Dans les couloirs et ailleurs, certains journalistes m'ont demandé pourquoi parler du Kosovo lors de cette session du Conseil de l'Europe ? Eh bien, parce que je pense que nous devons dégager un triple message.

Le premier, c'est que le Conseil de l'Europe apparaisse comme l'assemblée politique qui se préoccupe essentiellement de tout ce qui concerne le droit européen, les droits de l'homme, les libertés et le respect des populations. Nous avons, hélas, dans le passé, trop méconnu ce droit et nous gardons tous un souvenir amer des événements tragiques de Bosnie et Herzégovine. Dieu veuille que nous n'ayons pas la même responsabilité dans l'affaire du Kosovo ! Il vaut toujours mieux traiter ces problèmes avant qu'après.

Le deuxième est destiné aux populations du Kosovo pour leur montrer qu'elles ne sont pas isolées, seules, abandonnées du monde civilisé que, derrière les dramatiques événements qui ont coûté la vie à cent personnes innocentes, femmes et enfants, provoqués par les forces de police et les forces spéciales serbes, il y a la conscience européenne et la volonté de les aider par des voies pacifiques, en soutenant le dialogue et en présentant les propositions, comme le souhaite le groupe de contact.
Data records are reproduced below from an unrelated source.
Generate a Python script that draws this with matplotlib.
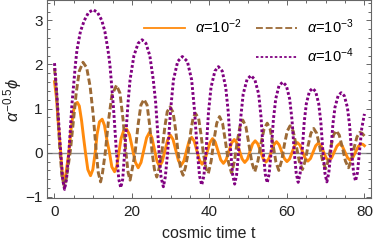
import matplotlib
matplotlib.use('Agg')
import matplotlib.pyplot as plt
from matplotlib.lines import Line2D
from matplotlib.ticker import MultipleLocator

plt.rcParams['font.family'] = ['Liberation Sans', 'DejaVu Sans']
plt.rcParams['mathtext.fontset'] = 'custom'
plt.rcParams['mathtext.rm'] = 'Liberation Sans'
plt.rcParams['mathtext.it'] = 'Liberation Sans:italic'
plt.rcParams['mathtext.fallback'] = 'stixsans'

# values
labels = [r'$\alpha$=10$^{-2}$', r'$\alpha$=10$^{-3}$', r'$\alpha$=10$^{-4}$']

# alpha = 1e-2 (orange, solid)
t_o = [0, 0.5, 1.0, 1.6, 2.0, 2.45, 2.9, 3.3, 3.7, 4.3, 4.9, 5.4, 5.9, 6.4, 7.0, 7.5, 8.0,
       8.6, 9.3, 9.9, 10.5, 11.0, 11.6, 12.3, 12.9, 13.5, 14.2, 14.8, 15.5, 16.1, 16.6,
       17.2, 17.9, 18.6,
       19.35, 20.1, 20.85, 21.6,
       22.33, 23.05, 23.78, 24.5,
       25.15, 25.8, 26.45, 27.1,
       27.8, 28.5, 29.2, 29.9,
       30.6, 31.3, 32.0, 32.7,
       33.38, 34.05, 34.73, 35.4,
       36.08, 36.75, 37.43, 38.1,
       38.78, 39.45, 40.13, 40.8,
       41.5, 42.2, 42.9, 43.6,
       44.3, 45.0, 45.7, 46.4,
       47.08, 47.75, 48.43, 49.1,
       49.78, 50.45, 51.13, 51.8,
       52.5, 53.2, 53.9, 54.6,
       55.28, 55.95, 56.63, 57.3,
       57.98, 58.65, 59.33, 60.0,
       60.68, 61.35, 62.03, 62.7,
       63.38, 64.05, 64.73, 65.4,
       66.08, 66.75, 67.43, 68.1,
       68.78, 69.45, 70.13, 70.8,
       71.5, 72.2, 72.9, 73.6,
       74.28, 74.95, 75.63, 76.3,
       77.0, 77.7, 78.4, 79.1,
       79.6, 80.0]
y_o = [1.61, 1.25, 0.65, 0.0, -0.45, -0.68, -0.5, -0.25, 0.0, 0.55, 0.95, 1.11, 1.14, 1.06, 0.72, 0.35, 0.0,
       -0.38, -0.52, -0.38, 0.0, 0.42, 0.70, 0.76, 0.62, 0.30, 0.0, -0.32, -0.43, -0.30, 0.0,
       0.33, 0.51, 0.54,
       0.41, 0.10, -0.21, -0.34,
       -0.22, 0.06, 0.34, 0.46,
       0.34, 0.075, -0.19, -0.31,
       -0.20, 0.045, 0.29, 0.40,
       0.30, 0.06, -0.18, -0.28,
       -0.19, 0.035, 0.26, 0.35,
       0.26, 0.045, -0.17, -0.26,
       -0.17, 0.03, 0.23, 0.32,
       0.24, 0.04, -0.16, -0.24,
       -0.16, 0.03, 0.22, 0.30,
       0.22, 0.04, -0.14, -0.22,
       -0.15, 0.025, 0.20, 0.27,
       0.20, 0.03, -0.14, -0.21,
       -0.14, 0.02, 0.18, 0.25,
       0.18, 0.025, -0.13, -0.20,
       -0.14, 0.015, 0.17, 0.23,
       0.17, 0.02, -0.13, -0.19,
       -0.13, 0.015, 0.16, 0.22,
       0.16, 0.02, -0.12, -0.18,
       -0.12, 0.015, 0.15, 0.21,
       0.15, 0.02, -0.11, -0.17,
       -0.11, 0.015, 0.14, 0.20,
       0.19, 0.16]

# alpha = 1e-3 (brown, dashed)
t_b = [0, 0.5, 1.0, 1.4, 1.9, 2.5,
       3.0, 3.5, 4.1, 4.8, 5.6, 6.4, 7.35,
       8.3, 9.2, 10.0, 10.8, 11.3, 11.9,
       12.4, 13.1, 13.9, 14.8, 16.0,
       16.9, 17.7, 18.45, 19.0, 19.5,
       20.1, 20.8, 21.6, 22.3, 23.1,
       23.9, 24.6, 25.2, 25.8, 26.4,
       27.0, 27.7, 28.5, 29.1, 29.8,
       30.6, 31.3, 31.9, 32.6, 33.2,
       33.8, 34.5, 35.2, 35.8, 36.4,
       37.2, 37.8, 38.4, 39.1, 39.7,
       40.43, 41.15, 41.88, 42.6,
       43.38, 44.15, 44.93, 45.7,
       46.43, 47.15, 47.88, 48.6,
       49.38, 50.15, 50.93, 51.7,
       52.5, 53.3, 54.1, 54.9,
       55.65, 56.4, 57.15, 57.9,
       58.63, 59.35, 60.08, 60.8,
       61.6, 62.4, 63.2, 64.0,
       64.73, 65.45, 66.18, 66.9,
       67.68, 68.45, 69.23, 70.0,
       70.68, 71.35, 72.03, 72.7,
       73.5, 74.3, 75.1, 75.9,
       76.63, 77.35, 78.08, 78.8,
       79.4, 80.0]
y_b = [1.92, 1.40, 0.65, 0.05, -0.52, -0.75,
       -0.60, -0.32, 0.05, 0.65, 1.35, 1.85, 2.05,
       1.93, 1.50, 0.85, 0.0, -0.45, -0.66,
       -0.45, 0.0, 0.70, 1.30, 1.53,
       1.35, 0.75, 0.0, -0.45, -0.62,
       -0.35, 0.0, 0.65, 1.08, 1.21,
       1.08, 0.60, 0.0, -0.38, -0.55,
       -0.35, 0.0, 0.60, 0.93, 1.04,
       0.92, 0.50, 0.0, -0.38, -0.51,
       -0.33, 0.0, 0.50, 0.80, 0.89,
       0.78, 0.42, 0.0, -0.35, -0.47,
       -0.19, 0.28, 0.67, 0.82,
       0.67, 0.24, -0.23, -0.46,
       -0.20, 0.24, 0.60, 0.74,
       0.60, 0.21, -0.22, -0.43,
       -0.19, 0.21, 0.54, 0.67,
       0.54, 0.19, -0.21, -0.40,
       -0.18, 0.19, 0.49, 0.61,
       0.49, 0.16, -0.20, -0.38,
       -0.18, 0.16, 0.44, 0.55,
       0.44, 0.14, -0.20, -0.36,
       -0.17, 0.14, 0.40, 0.50,
       0.40, 0.12, -0.19, -0.34,
       -0.16, 0.12, 0.36, 0.46,
       0.44, 0.38]

# alpha = 1e-4 (purple, dotted)
t_p = [0, 0.5, 1.0, 1.6, 2.1, 2.6,
       3.1, 3.7, 4.5, 5.4, 5.8, 6.7, 7.7, 8.8, 10.0,
       11.1, 12.2, 13.0, 13.8, 14.3, 15.2, 16.0,
       16.6, 17.1, 17.6, 18.1,
       19.0, 19.5, 20.5, 21.6, 22.6, 23.6, 24.6, 25.5, 26.1, 27.0,
       27.5, 28.1, 28.6, 29.2,
       30.0, 30.7, 31.8, 33.0, 34.3, 35.4, 36.1, 36.9,
       37.45, 38.0, 38.55, 39.1,
       39.75, 40.4, 41.4, 42.3, 43.3, 44.2, 44.85, 45.5,
       46.0, 46.5, 47.0, 47.5,
       48.1, 48.7, 49.7, 50.7, 51.7, 52.7, 53.3, 53.9,
       54.4, 54.9, 55.4, 55.9,
       56.5, 57.1, 57.95, 58.9, 59.85, 60.7, 61.3, 61.9,
       62.4, 62.9, 63.4, 63.9,
       64.45, 65.0, 65.8, 66.6, 67.4, 68.2, 68.75, 69.3,
       69.8, 70.3, 70.8, 71.3,
       71.85, 72.4, 73.2, 74.0, 74.8, 75.6, 76.15, 76.7,
       77.2, 77.7, 78.2, 78.7, 79.3, 80.0]
y_p = [2.03, 1.45, 0.80, 0.0, -0.60, -0.83,
       -0.60, 0.0, 1.10, 2.00, 2.33, 2.75, 3.00, 3.18, 3.24,
       3.18, 3.00, 2.75, 2.33, 2.00, 1.05, 0.0,
       -0.60, -0.79, -0.60, 0.0,
       1.15, 1.65, 2.20, 2.48, 2.56, 2.48, 2.20, 1.65, 1.15, 0.0,
       -0.55, -0.77, -0.55, 0.0,
       1.00, 1.65, 2.07, 2.18, 2.07, 1.65, 1.00, 0.0,
       -0.53, -0.73, -0.53, 0.0,
       0.92, 1.48, 1.85, 1.95, 1.85, 1.48, 0.92, 0.0,
       -0.50, -0.71, -0.50, 0.0,
       0.82, 1.33, 1.66, 1.75, 1.66, 1.33, 0.82, 0.0,
       -0.48, -0.68, -0.48, 0.0,
       0.75, 1.22, 1.52, 1.60, 1.52, 1.22, 0.75, 0.0,
       -0.47, -0.67, -0.47, 0.0,
       0.69, 1.11, 1.39, 1.46, 1.39, 1.11, 0.69, 0.0,
       -0.46, -0.66, -0.46, 0.0,
       0.64, 1.03, 1.29, 1.36, 1.29, 1.03, 0.64, 0.0,
       -0.45, -0.64, -0.45, 0.0, 0.55, 0.88]

c_orange = '#ff8a0d'
c_brown = '#9c6a36'
c_purple = '#800080'
frame_col = '#666666'
text_col = '#222222'

fig = plt.figure(figsize=(3.74, 2.45), dpi=100)
ax = fig.add_axes([0.125, 0.191, 0.866, 0.807])

ax.axhline(0, color='#8c8c8c', lw=1.0, zorder=1)
ax.plot(t_o, y_o, color=c_orange, lw=2.1, solid_joinstyle='round', zorder=2)
ax.plot(t_b, y_b, color=c_brown, lw=2.1, dashes=(2.2, 1.0), dash_capstyle='butt', zorder=3)
ax.plot(t_p, y_p, color=c_purple, lw=2.1, dashes=(0.95, 0.75), dash_capstyle='butt', zorder=4)

ax.set_xlim(-2.0, 81.6)
ax.set_ylim(-1.03, 3.45)

ax.xaxis.set_major_locator(MultipleLocator(20))
ax.xaxis.set_minor_locator(MultipleLocator(5))
ax.yaxis.set_major_locator(MultipleLocator(1))
ax.yaxis.set_minor_locator(MultipleLocator(0.2))
ax.tick_params(which='both', direction='in', top=True, right=True, color=frame_col,
               labelcolor=text_col, labelsize=11, width=0.7)
ax.tick_params(which='major', length=3.5)
ax.tick_params(which='minor', length=2.0)
ax.tick_params(axis='x', which='major', pad=5)
ax.tick_params(axis='y', which='major', pad=3)
for s in ax.spines.values():
    s.set_color(frame_col)
    s.set_linewidth(0.8)

ax.set_xlabel('cosmic time t', fontsize=11.5, color=text_col, labelpad=5)
ax.set_ylabel(r'$\alpha^{-0.5}\phi$', fontsize=12, color=text_col, labelpad=1)

# thinner line samples in the legend, as in the reference
h1 = Line2D([], [], color=c_orange, lw=1.3)
h2 = Line2D([], [], color=c_brown, lw=1.3, dashes=(3.8, 1.6), dash_capstyle='butt')
h3 = Line2D([], [], color=c_purple, lw=1.3, dashes=(1.4, 1.2), dash_capstyle='butt')
blank = Line2D([], [], linestyle='none')
ax.legend([h1, blank, h2, h3], [labels[0], ' ', labels[1], labels[2]], ncol=2,
          loc='upper left', bbox_to_anchor=(0.299, 0.915), frameon=False, fontsize=10.5,
          handlelength=2.85, handletextpad=0.65, columnspacing=1.0, labelspacing=0.75,
          borderpad=0, borderaxespad=0)

fig.savefig('out.png', dpi=100)
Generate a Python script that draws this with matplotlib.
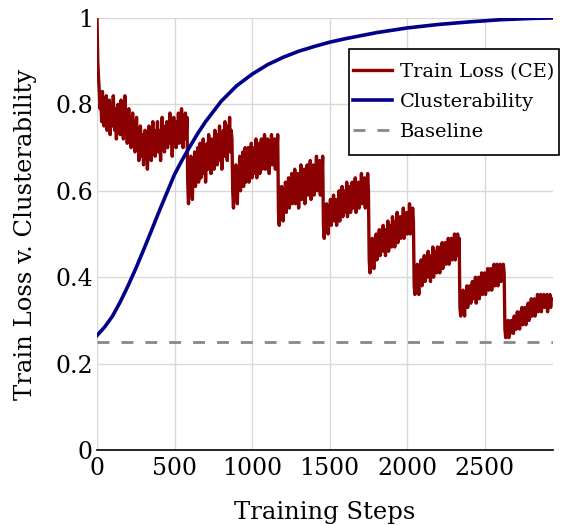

Toutefois, j'aurais bien voulu entendre de la part de l'orateur qui m'a précédé, une réponse précise à ce groupe de contact qui a fixé au 29 avril prochain, la date limite d'attente des sanctions qui seraient prises si le régime de Belgrade ne répondait pas à sa demande unanime.

Le troisième message s'adresse à la population de Serbie. En effet, nous ne voulons pas assimiler des forces politiques, des intellectuels, des travailleurs et des paysans serbes à la politique particulière du régime de M. Miloevic. Nous ne voulons pas faire de mélange. Nous savons très bien qu'un très grand nombre de Serbes souhaitent la démocratie, dans leur pays comme ailleurs, notamment au Kosovo. Ce serait une tragique erreur que de faire un amalgame entre les forces de l'opposition, qui, malheureusement, se sont trop divisées et ont perdu leur crédibilité, et un régime d'autorité comme celui du Président Miloevic.

Nous avons donc eu raison d'ouvrir ce débat. Je pense qu'une grande majorité des parlementaires européens ici présents approuvera le rapport, qui est un témoignage et un élément important dans cette affaire.

Si, par malheur, le dialogue, les procédés démocratiques, l'accord entre les parties ne pouvaient aboutir, il faudrait non pas s'orienter vers des interventions à partir de telle ou telle volonté extérieure, mais essayer de trouver une solution entre Européens, sans attendre, comme toujours, la solution du grand pays extra-européen que sont les Etats-Unis. Ces problèmes, nous devons les traiter entre Européens. Il y va de notre efficacité et aussi de notre conscience. C'est la raison pour laquelle le débat d'aujourd'hui revêt une telle importance. Il fallait l'inscrire à notre ordre du jour.

Je remercie le président de la commission des questions politiques de nous avoir présenté, grâce à son rapport, un élément important dans ce débat qui nous étreint tous, qui nous concerne tous, car nous sommes tous sensibilisés, impliqués dans cette affaire. Par delà le Kosovo, c'est toute la région des Balkans qui est concernée, c'est le problème de la paix en Europe qui est posé. "

A l'issue du débat, la recommandation 1368, contenue dans le rapport n° 8082 est adoptée, avec amendements.